Description
Read Baby’s Own Aesop (1887), with its cryptically political ‘morals’ and stunning illustrations by Walter Crane. Crane was not just a brilliant graphic designer and chromolithographer, but also an ardent socialist, close friend of William Morris, and a Marxist Trade Union supporter.
The Baby’s Own Aesop uses short, rhymed versions of the famous fables of the ancient Greek story teller Aesop.
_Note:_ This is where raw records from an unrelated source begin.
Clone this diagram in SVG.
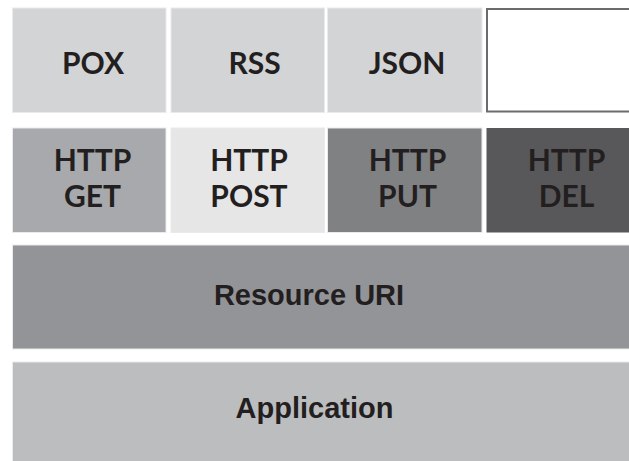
<svg xmlns="http://www.w3.org/2000/svg" width="629" height="461" viewBox="0 0 629 461">
  <style>
    .box { stroke: #e9eaeb; stroke-width: 1; }
    .lbl { font-family: Lato, "Open Sans", sans-serif; font-weight: 700; font-size: 30px; fill: #231f20; text-anchor: middle; }
    .wide { font-family: "Liberation Sans", Arial, sans-serif; font-weight: 700; font-size: 29px; fill: #231f20; text-anchor: middle; }
  </style>
  <rect width="629" height="461" fill="#ffffff"/>

  <!-- Row 1: representation formats -->
  <g id="pox">
    <rect class="box" x="12.5" y="8" width="153.5" height="104.5" fill="#d3d4d6"/>
    <text class="lbl" x="93" y="74">POX</text>
  </g>
  <g id="rss">
    <rect class="box" x="171" y="8" width="153.5" height="104.5" fill="#d3d4d6"/>
    <text class="lbl" x="254.5" y="74">RSS</text>
  </g>
  <g id="json">
    <rect class="box" x="327.5" y="8" width="154.5" height="104.5" fill="#d3d4d6"/>
    <text class="lbl" x="407" y="74">JSON</text>
  </g>
  <g id="empty">
    <rect x="487" y="9" width="150" height="102.5" fill="#ffffff" stroke="#6b6b6d" stroke-width="2"/>
  </g>

  <!-- Row 2: HTTP verbs -->
  <g id="http-get">
    <rect class="box" x="12.5" y="128" width="153.5" height="104.5" fill="#a8a9ac"/>
    <text class="lbl" x="92.5" y="171">HTTP</text>
    <text class="lbl" x="92.5" y="207">GET</text>
  </g>
  <g id="http-post">
    <rect class="box" x="171" y="128" width="153.5" height="104.5" fill="#e6e6e7"/>
    <text class="lbl" x="249" y="171">HTTP</text>
    <text class="lbl" x="249" y="207">POST</text>
  </g>
  <g id="http-put">
    <rect class="box" x="327.5" y="128" width="154.5" height="104.5" fill="#808183"/>
    <text class="lbl" x="407.5" y="171">HTTP</text>
    <text class="lbl" x="407.5" y="207">PUT</text>
  </g>
  <g id="http-del">
    <rect x="486.5" y="128" width="150" height="104.5" fill="#58585a"/>
    <text class="lbl" x="566.5" y="171">HTTP</text>
    <text class="lbl" x="566.5" y="207">DEL</text>
  </g>

  <!-- Row 3: resource addressing -->
  <g id="resource-uri">
    <rect class="box" x="12.5" y="245" width="630" height="104" fill="#939498"/>
    <text class="wide" x="309" y="305">Resource URI</text>
  </g>

  <!-- Row 4: application -->
  <g id="application">
    <rect class="box" x="12.5" y="362" width="630" height="110" fill="#bcbdbf"/>
    <text class="wide" x="314.5" y="418">Application</text>
  </g>

  <g id="connectors"/>
</svg>
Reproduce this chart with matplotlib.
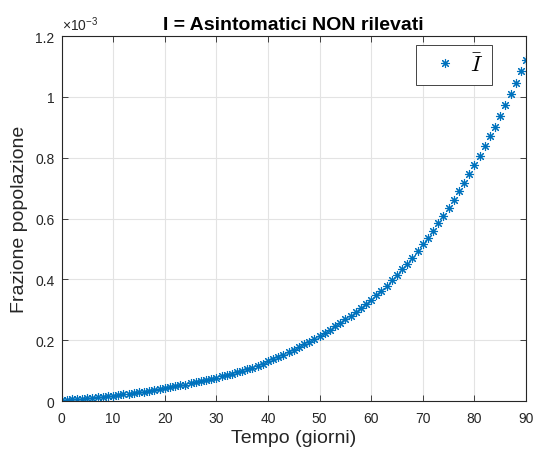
import numpy as np
import matplotlib
matplotlib.use('Agg')
import matplotlib.pyplot as plt
from matplotlib.ticker import FormatStrFormatter

plt.rcParams['font.family'] = ['Liberation Sans', 'DejaVu Sans']
plt.rcParams['mathtext.fontset'] = 'cm'

# giorni 0..90
giorni = list(range(91))
# frazione di popolazione, in unita' di 1e-3
frazione_e3 = [
    0.003, 0.004, 0.005, 0.007, 0.008, 0.009, 0.011, 0.012, 0.014, 0.016,
    0.018, 0.020, 0.022, 0.024, 0.026, 0.028, 0.031, 0.033, 0.036, 0.039,
    0.042, 0.045, 0.048, 0.051, 0.054, 0.058, 0.061, 0.065, 0.069, 0.073,
    0.077, 0.081, 0.086, 0.090, 0.095, 0.100, 0.105, 0.110, 0.116, 0.123,
    0.130, 0.137, 0.144, 0.152, 0.160, 0.168, 0.177, 0.186, 0.195, 0.205,
    0.215, 0.225, 0.235, 0.245, 0.256, 0.268, 0.280, 0.292, 0.305, 0.318,
    0.332, 0.347, 0.363, 0.379, 0.397, 0.414, 0.433, 0.451, 0.471, 0.493,
    0.515, 0.537, 0.560, 0.584, 0.608, 0.633, 0.661, 0.689, 0.716, 0.745,
    0.776, 0.807, 0.838, 0.870, 0.902, 0.937, 0.972, 1.010, 1.047, 1.084,
    1.120,
]
xticks = list(range(0, 91, 10))
yticks = [0, 0.2, 0.4, 0.6, 0.8, 1.0, 1.2]

fig = plt.figure(figsize=(5.34, 4.52), dpi=100)
ax = fig.add_axes([0.1152, 0.1106, 0.8698, 0.8075])

blu = '#0072BD'
ax.plot(giorni, frazione_e3, linestyle='none', marker=(8, 2, 0), markersize=6.5,
        markeredgewidth=0.8, color=blu, label=r'$\bar{I}$')

ax.set_xlim(0, 90)
ax.set_ylim(0, 1.2)
ax.set_xticks(xticks)
ax.set_yticks(yticks)
ax.yaxis.set_major_formatter(FormatStrFormatter('%g'))
ax.grid(True, color='#e3e3e3', linewidth=0.8)
ax.set_axisbelow(True)
for s in ax.spines.values():
    s.set_color('#262626')
    s.set_linewidth(0.8)
ax.tick_params(direction='in', top=True, right=True, length=4, width=0.6,
               colors='#262626', labelsize=10, pad=5)
ax.tick_params(axis='x', pad=7)

ax.set_title('I = Asintomatici NON rilevati', fontsize=14, fontweight='bold', pad=5)
ax.set_xlabel('Tempo (giorni)', fontsize=14, color='#262626', labelpad=3)
ax.set_ylabel('Frazione popolazione', fontsize=14, color='#262626', labelpad=5)
ax.text(0.0, 1.008, r'$\mathregular{\times10^{-3}}$', transform=ax.transAxes,
        fontsize=10, color='#262626', ha='left', va='bottom')

leg = ax.legend(loc='upper right', bbox_to_anchor=(0.927, 0.976), borderaxespad=0,
                fancybox=False, framealpha=1, edgecolor='#262626', fontsize=16,
                handlelength=1.8, borderpad=0.4, handletextpad=0.25)
leg.get_frame().set_linewidth(0.6)

fig.savefig('out.png', dpi=100)
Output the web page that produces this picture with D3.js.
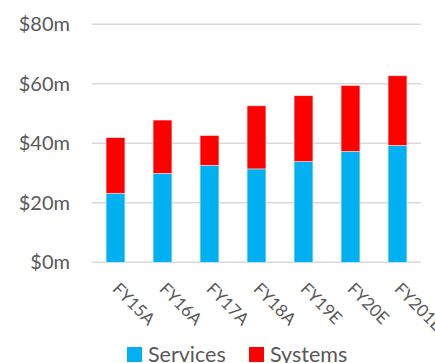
<!DOCTYPE html>
<html lang="en">

<head>
    <meta charset="UTF-8">
    <title>Services and Systems revenue</title>
    <script src="https://d3js.org/d3.v7.min.js"></script>
    <style>
        body {
            margin: 0;
            background: #fff;
        }

        text {
            font-family: Lato, "Open Sans", sans-serif;
            fill: #595959;
        }
    </style>
</head>

<body>
    <svg width="435" height="363"></svg>

    <script>
        // values in $m
        const years = ["FY15A", "FY16A", "FY17A", "FY18A", "FY19E", "FY20E", "FY201E"];
        const services = [23.2, 29.9, 32.6, 31.4, 33.9, 37.3, 39.3];
        const systems = [18.7, 17.9, 10.0, 21.2, 22.1, 22.1, 23.4];
        const yTicks = [0, 20, 40, 60, 80];
        const seriesNames = ["Services", "Systems"];
        const seriesColors = ["#00B0F0", "#FF0000"];

        let svg = d3.select("svg");

        let x = d3.scaleBand()
            .domain(years)
            .range([92, 421])
            .paddingInner(0.6)
            .paddingOuter(0.3);

        let y = d3.scaleLinear()
            .domain([0, 80])
            .range([262.3, 24.3]);

        // gridlines
        svg.append("g")
            .selectAll("line")
            .data(yTicks)
            .enter()
            .append("line")
            .attr("x1", 92)
            .attr("x2", 421)
            .attr("y1", d => y(d))
            .attr("y2", d => y(d))
            .attr("stroke", "#d9d9d9")
            .attr("stroke-width", 1.5);

        // y labels
        svg.append("g")
            .selectAll("text")
            .data(yTicks)
            .enter()
            .append("text")
            .attr("x", 70)
            .attr("y", d => y(d) + 7)
            .attr("text-anchor", "end")
            .attr("font-size", "20px")
            .text(d => "$" + d + "m");

        // stacked bars
        let table = years.map((yr, i) => ({ year: yr, Services: services[i], Systems: systems[i] }));
        let stacked = d3.stack().keys(seriesNames)(table);

        svg.append("g")
            .selectAll("g")
            .data(stacked)
            .enter()
            .append("g")
            .attr("fill", (d, i) => seriesColors[i])
            .selectAll("rect")
            .data(d => d)
            .enter()
            .append("rect")
            .attr("x", d => x(d.data.year))
            .attr("width", x.bandwidth())
            .attr("y", d => y(d[1]))
            .attr("height", d => y(d[0]) - y(d[1]))
            .attr("stroke", "#ffffff")
            .attr("stroke-opacity", 0.6)
            .attr("stroke-width", 0.7);

        // x labels, rotated
        svg.append("g")
            .selectAll("text")
            .data(years)
            .enter()
            .append("text")
            .attr("transform", d => {
                let cx = x(d) + x.bandwidth() / 2 - 4;
                return "translate(" + cx + ",290) rotate(45)";
            })
            .attr("font-size", "17px")
            .text(d => d);

        // legend
        let legendX = [127, 249];
        let legend = svg.append("g")
            .selectAll("g")
            .data(seriesNames)
            .enter()
            .append("g")
            .attr("transform", (d, i) => "translate(" + legendX[i] + ",347)");

        legend.append("rect")
            .attr("width", 15)
            .attr("height", 15)
            .attr("fill", (d, i) => seriesColors[i]);

        legend.append("text")
            .attr("x", 21)
            .attr("y", 15)
            .attr("font-size", "21.5px")
            .text(d => d);
    </script>
</body>

</html>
In Crane’s preface he tells us that he has produced his version of the tales from a manuscript kindly lent to him by the wood-engraver, William James Linton.
Crane continues, however, ‘I have added a touch here and there’. Since Linton was as radical in his own Chartist-republican way as the more socialist-Marxist-Internationalist Crane, it is virtually impossible to tell which of them is responsible for the very individual character of the morals the book prescribes.
The title page proudly reports that the rhyming fables come with “portable morals”. These morals are usually printed in capitals in the white space surrounding the rhyme, which is itself embedded within the page’s picture.
The fable of ‘King Log and King Stork‘, for example, simply and clearly states: ‘DON’T HAVE KINGS’.
‘The Farmer’s Treasure’, meanwhile, shows that ‘PRODUCTIVE LABOUR IS THE ONLY SOURCE OF WEALTH’.